Conviction of Lesser Offense. The defendant may be found guilty of an offense necessarily included in the offense charged, or of an attempt to commit either the offense charged or the offense necessarily included therein if the attempt is an offense. When it appears that the defendant has committed a crime, and there is reasonable ground of doubt in which of two or more degrees he is guilty, he can be convicted of the lowest of those degrees only.

[3] Sansone v. United States, 380 U.S. 343, 350, 85 S. Ct. 1004, 13 L. Ed. 2d 882, 888 (1965); See Christie v. State, 580 P.2d 310, 317 (Alaska 1978).

[4] AS 12.15.010 provides:

Abrogation of distinctions between accessories and principals. The distinction between an accessory before the fact and a principal, and between principals in the first and second degree is abrogated; and all persons concerned in the commission of a crime, whether they directly commit the act constituting the crime or, though not present, aid and abet in its commission, shall be prosecuted, tried, and punished as principals.

[5] Whitton v. State, 479 P.2d 302, 315 (Alaska 1970).

[6] AS 11.15.295, supra note 1.

[7] The ten year minimum sentence prescribed by AS 11.15.295 is subject to suspension under AS 12.55.080. Deal v.
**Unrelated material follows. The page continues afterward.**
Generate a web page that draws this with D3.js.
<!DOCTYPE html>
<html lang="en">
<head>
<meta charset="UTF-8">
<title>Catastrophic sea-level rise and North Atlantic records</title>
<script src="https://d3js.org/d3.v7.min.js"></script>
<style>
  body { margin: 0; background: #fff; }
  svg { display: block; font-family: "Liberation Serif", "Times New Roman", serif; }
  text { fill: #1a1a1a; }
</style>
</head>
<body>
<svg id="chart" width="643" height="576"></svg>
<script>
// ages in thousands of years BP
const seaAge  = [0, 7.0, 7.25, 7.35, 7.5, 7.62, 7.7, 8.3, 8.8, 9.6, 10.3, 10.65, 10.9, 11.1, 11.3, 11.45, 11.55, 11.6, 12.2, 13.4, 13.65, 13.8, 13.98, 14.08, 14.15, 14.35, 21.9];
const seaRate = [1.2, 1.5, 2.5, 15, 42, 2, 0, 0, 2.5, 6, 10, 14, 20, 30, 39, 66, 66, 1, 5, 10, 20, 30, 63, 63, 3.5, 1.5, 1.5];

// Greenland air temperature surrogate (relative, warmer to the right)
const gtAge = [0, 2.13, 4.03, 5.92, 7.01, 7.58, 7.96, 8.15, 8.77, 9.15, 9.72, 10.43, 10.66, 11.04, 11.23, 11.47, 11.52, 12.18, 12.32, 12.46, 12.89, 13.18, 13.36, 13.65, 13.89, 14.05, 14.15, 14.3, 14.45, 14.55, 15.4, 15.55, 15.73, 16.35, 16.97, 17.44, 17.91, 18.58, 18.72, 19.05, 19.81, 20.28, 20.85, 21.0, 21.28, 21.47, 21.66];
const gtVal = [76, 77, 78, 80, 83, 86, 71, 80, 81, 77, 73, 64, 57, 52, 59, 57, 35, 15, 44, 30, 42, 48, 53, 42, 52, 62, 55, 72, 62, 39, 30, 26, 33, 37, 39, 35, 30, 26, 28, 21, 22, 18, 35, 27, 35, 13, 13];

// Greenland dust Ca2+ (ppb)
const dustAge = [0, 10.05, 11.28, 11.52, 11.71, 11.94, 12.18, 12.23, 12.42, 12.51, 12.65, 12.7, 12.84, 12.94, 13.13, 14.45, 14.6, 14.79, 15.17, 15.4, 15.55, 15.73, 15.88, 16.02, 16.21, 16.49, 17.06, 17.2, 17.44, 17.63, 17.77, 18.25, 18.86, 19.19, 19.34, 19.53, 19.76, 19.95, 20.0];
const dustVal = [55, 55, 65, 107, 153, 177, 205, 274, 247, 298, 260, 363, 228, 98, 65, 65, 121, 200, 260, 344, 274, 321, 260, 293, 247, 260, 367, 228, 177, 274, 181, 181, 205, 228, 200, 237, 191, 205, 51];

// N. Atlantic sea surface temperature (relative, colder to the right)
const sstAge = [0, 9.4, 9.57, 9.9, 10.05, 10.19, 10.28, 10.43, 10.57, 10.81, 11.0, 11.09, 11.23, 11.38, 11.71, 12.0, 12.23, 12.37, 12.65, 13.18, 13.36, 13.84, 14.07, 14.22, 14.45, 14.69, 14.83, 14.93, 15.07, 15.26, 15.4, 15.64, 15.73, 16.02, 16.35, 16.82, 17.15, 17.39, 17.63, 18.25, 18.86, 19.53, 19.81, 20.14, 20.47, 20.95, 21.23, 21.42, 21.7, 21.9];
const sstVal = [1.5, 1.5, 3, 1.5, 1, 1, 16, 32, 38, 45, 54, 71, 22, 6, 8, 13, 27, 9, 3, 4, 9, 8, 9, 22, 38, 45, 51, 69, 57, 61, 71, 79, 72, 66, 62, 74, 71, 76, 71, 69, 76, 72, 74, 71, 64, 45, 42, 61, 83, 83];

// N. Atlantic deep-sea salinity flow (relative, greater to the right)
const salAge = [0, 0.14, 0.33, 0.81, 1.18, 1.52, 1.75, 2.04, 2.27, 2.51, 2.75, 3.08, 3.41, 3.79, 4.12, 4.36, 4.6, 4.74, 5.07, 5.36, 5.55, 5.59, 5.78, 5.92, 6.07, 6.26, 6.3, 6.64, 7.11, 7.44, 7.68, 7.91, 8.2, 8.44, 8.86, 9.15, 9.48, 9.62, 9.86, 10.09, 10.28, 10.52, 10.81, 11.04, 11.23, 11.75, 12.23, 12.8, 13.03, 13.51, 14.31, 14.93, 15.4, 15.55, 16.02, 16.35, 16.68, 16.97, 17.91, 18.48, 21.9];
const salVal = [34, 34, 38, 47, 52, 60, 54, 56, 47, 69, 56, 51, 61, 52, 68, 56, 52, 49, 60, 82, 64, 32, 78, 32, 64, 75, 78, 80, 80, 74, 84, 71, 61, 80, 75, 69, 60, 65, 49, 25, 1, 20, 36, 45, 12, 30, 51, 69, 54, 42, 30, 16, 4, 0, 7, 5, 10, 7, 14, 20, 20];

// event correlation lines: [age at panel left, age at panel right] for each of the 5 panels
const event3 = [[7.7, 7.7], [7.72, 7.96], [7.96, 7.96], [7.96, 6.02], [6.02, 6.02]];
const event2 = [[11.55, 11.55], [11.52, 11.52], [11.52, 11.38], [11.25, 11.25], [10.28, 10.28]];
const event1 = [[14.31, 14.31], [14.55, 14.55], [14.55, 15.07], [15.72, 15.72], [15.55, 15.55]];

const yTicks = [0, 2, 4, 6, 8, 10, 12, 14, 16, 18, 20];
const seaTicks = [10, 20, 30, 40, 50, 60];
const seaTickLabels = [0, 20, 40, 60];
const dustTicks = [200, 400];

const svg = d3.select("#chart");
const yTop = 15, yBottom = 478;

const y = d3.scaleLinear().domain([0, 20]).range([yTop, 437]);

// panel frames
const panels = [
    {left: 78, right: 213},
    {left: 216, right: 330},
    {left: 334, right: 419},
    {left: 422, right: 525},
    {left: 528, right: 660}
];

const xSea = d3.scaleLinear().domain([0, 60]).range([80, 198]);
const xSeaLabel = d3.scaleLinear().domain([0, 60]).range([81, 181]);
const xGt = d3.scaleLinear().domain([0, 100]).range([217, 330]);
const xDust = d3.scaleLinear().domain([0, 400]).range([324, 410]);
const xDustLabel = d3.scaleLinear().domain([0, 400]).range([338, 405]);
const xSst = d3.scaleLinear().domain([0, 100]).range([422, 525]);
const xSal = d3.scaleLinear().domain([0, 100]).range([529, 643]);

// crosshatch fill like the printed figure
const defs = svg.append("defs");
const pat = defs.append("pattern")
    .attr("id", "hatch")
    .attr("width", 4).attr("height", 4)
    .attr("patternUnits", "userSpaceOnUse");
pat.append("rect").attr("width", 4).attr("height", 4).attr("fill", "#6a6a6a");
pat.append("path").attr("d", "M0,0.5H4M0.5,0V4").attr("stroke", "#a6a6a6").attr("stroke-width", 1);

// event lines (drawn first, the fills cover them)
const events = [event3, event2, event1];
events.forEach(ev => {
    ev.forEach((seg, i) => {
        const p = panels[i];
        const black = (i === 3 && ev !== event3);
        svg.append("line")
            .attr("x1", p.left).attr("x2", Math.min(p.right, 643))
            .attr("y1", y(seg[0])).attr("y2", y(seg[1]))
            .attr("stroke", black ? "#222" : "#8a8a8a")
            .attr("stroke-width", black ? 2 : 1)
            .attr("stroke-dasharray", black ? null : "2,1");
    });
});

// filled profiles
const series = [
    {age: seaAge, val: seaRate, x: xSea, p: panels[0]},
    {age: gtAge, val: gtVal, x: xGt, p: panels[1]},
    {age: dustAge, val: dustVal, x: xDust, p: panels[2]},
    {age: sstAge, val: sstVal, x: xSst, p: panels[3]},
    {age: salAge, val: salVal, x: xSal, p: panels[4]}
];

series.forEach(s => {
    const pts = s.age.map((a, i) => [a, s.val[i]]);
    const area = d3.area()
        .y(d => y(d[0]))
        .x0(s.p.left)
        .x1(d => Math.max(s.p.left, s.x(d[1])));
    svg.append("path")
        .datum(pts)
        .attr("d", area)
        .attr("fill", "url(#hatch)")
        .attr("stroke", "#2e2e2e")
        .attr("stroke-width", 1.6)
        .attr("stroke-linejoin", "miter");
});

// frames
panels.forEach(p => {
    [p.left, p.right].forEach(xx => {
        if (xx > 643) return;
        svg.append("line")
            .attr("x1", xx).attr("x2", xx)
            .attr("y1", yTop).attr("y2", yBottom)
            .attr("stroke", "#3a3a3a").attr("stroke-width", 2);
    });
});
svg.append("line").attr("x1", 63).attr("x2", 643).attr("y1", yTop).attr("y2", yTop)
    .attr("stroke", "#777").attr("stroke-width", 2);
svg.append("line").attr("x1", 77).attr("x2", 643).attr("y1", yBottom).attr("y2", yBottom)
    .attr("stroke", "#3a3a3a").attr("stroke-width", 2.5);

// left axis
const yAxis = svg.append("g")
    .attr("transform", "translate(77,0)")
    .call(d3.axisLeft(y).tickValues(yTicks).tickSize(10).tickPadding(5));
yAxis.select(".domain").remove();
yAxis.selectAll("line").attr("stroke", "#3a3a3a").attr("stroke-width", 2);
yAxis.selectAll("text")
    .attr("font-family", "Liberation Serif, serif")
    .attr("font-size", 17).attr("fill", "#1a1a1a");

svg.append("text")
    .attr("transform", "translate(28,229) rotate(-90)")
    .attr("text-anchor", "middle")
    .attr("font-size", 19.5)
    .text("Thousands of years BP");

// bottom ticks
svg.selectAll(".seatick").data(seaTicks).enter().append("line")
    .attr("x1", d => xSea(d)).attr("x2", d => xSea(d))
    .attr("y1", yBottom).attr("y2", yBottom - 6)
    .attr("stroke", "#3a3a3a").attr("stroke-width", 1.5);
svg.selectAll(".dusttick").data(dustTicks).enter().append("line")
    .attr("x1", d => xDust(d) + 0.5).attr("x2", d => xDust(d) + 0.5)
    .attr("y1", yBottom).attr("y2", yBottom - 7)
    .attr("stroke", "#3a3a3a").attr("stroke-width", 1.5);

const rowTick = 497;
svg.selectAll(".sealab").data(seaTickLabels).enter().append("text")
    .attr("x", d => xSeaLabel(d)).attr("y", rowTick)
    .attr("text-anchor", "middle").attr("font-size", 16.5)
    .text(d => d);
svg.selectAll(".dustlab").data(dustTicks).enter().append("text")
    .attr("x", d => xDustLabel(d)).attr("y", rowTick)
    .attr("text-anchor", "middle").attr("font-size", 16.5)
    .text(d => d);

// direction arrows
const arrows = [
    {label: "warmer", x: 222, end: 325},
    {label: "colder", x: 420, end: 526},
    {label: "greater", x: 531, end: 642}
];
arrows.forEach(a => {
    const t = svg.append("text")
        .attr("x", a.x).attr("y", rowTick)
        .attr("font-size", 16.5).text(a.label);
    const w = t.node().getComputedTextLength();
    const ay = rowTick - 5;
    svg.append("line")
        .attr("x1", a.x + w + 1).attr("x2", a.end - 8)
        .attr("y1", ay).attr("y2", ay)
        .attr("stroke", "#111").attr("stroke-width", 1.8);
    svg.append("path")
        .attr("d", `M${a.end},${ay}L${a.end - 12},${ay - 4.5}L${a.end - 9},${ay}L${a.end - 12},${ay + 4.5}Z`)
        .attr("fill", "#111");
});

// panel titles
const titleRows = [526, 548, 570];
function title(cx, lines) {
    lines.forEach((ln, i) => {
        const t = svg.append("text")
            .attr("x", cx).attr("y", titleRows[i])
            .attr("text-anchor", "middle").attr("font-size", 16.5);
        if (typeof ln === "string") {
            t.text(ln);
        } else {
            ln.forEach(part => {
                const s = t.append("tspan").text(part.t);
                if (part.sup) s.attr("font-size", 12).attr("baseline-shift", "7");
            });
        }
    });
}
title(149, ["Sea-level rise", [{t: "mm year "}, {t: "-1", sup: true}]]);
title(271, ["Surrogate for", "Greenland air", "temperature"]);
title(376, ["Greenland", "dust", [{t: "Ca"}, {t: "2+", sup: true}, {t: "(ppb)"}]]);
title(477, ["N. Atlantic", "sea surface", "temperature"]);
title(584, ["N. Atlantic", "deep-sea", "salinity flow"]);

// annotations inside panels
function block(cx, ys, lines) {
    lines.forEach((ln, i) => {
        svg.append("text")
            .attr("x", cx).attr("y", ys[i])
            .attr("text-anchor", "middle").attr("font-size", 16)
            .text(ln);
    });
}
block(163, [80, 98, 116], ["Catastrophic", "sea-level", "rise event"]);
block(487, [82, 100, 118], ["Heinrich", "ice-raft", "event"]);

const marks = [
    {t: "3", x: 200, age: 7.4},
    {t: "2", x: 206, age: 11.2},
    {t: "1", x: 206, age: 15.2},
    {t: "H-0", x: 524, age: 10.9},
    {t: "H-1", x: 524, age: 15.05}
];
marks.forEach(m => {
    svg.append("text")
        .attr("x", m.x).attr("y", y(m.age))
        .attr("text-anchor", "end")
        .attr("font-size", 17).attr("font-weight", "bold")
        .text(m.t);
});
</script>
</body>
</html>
State, 587 P.2d 740, Alaska Supreme Court Op.No. 1769 (1978).

[8] Benefield v. State, 559 P.2d 91, 97 (Alaska 1977).

[9] Id.; State v. Chaney, 477 P.2d 441, 443 (Alaska 1970).
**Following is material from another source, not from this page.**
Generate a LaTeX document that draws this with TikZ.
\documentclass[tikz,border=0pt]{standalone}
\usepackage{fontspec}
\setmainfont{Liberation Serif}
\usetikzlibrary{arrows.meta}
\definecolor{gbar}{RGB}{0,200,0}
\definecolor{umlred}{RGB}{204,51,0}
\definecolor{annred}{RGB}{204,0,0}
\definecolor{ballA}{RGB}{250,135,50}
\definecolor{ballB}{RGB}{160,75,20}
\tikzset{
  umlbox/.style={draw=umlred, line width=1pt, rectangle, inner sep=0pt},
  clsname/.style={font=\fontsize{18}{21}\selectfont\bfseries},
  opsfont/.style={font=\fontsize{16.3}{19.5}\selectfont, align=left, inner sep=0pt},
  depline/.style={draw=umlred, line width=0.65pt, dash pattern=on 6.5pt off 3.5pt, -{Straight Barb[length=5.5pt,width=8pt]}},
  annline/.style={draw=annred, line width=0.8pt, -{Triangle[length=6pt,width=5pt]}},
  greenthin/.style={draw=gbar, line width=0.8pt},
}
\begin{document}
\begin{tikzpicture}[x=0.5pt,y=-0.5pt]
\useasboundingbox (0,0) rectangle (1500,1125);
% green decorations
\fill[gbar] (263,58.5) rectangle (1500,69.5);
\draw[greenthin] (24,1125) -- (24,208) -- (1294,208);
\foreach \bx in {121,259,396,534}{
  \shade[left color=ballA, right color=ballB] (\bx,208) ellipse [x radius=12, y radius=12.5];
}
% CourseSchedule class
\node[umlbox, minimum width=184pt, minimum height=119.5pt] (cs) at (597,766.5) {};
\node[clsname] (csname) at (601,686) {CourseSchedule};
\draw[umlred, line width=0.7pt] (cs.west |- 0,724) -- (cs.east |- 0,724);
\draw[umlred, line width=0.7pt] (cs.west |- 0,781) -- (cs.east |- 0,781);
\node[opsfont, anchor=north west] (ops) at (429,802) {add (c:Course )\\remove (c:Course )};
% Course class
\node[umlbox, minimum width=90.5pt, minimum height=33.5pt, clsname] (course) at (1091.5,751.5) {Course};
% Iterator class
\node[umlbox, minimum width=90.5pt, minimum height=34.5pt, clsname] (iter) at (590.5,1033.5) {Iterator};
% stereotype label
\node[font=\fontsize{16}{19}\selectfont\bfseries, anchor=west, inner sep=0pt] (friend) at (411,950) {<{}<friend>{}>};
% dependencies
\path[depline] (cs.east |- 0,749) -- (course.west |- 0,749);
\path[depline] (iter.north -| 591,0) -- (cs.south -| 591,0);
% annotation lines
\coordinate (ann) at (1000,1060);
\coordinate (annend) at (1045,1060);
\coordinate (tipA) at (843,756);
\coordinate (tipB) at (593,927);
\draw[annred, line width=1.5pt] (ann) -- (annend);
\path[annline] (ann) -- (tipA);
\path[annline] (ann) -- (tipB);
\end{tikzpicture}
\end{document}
[10] McClain v. State, 519 P.2d 811, 813-14 (Alaska 1974).

[11] Summarized, these are: 1) rehabilitation of the offender; 2) isolation of the offender from society; 3) deterrence of others with criminal proclivities similar to those of the offender; 4) deterrence of the offender himself; 5) community condemnation of the offender and affirmation of societal norms.

[12] Robbery carries a maximum sentence of fifteen years. See AS 11.15.240, supra, note 1. The use of a firearm establishes a minimum of ten years. See AS 11.15.295, supra note 1.

[13] R. Erwin, Five Years of Sentence Review in Alaska, 5 UCLA-Alaska L.Rev. 1, 13 (1975), states:

Robbery involves somewhat different considerations, given its high potential for injury. The court has affirmed substantial sentences where violence has actually occurred or where life has been endangered, or where prior convictions indicate that "less stern measures have proven unsuccessful." Nonetheless, the opinions evidence a willingness to take a hard look at the age, background and psychiatric profile of the individual offender, and it cannot be said that the court considers the possibility of sentence relief to be automatically foreclosed in the robbery area. However, it would appear appropriate to take into consideration the potential injury to the victim in arriving at a proper sentence. Certainly, the use of weapons aggravates the nature of the crime. [footnotes omitted].

[14] In this case, there was actual violence visited upon the victim of the robbery Rice struck him during a struggle for the gun.

[15] See, e.g., Middleton v. State, 577 P.2d 1050 (Alaska 1978); Benefield v. State, 559 P.2d 91 (Alaska 1977).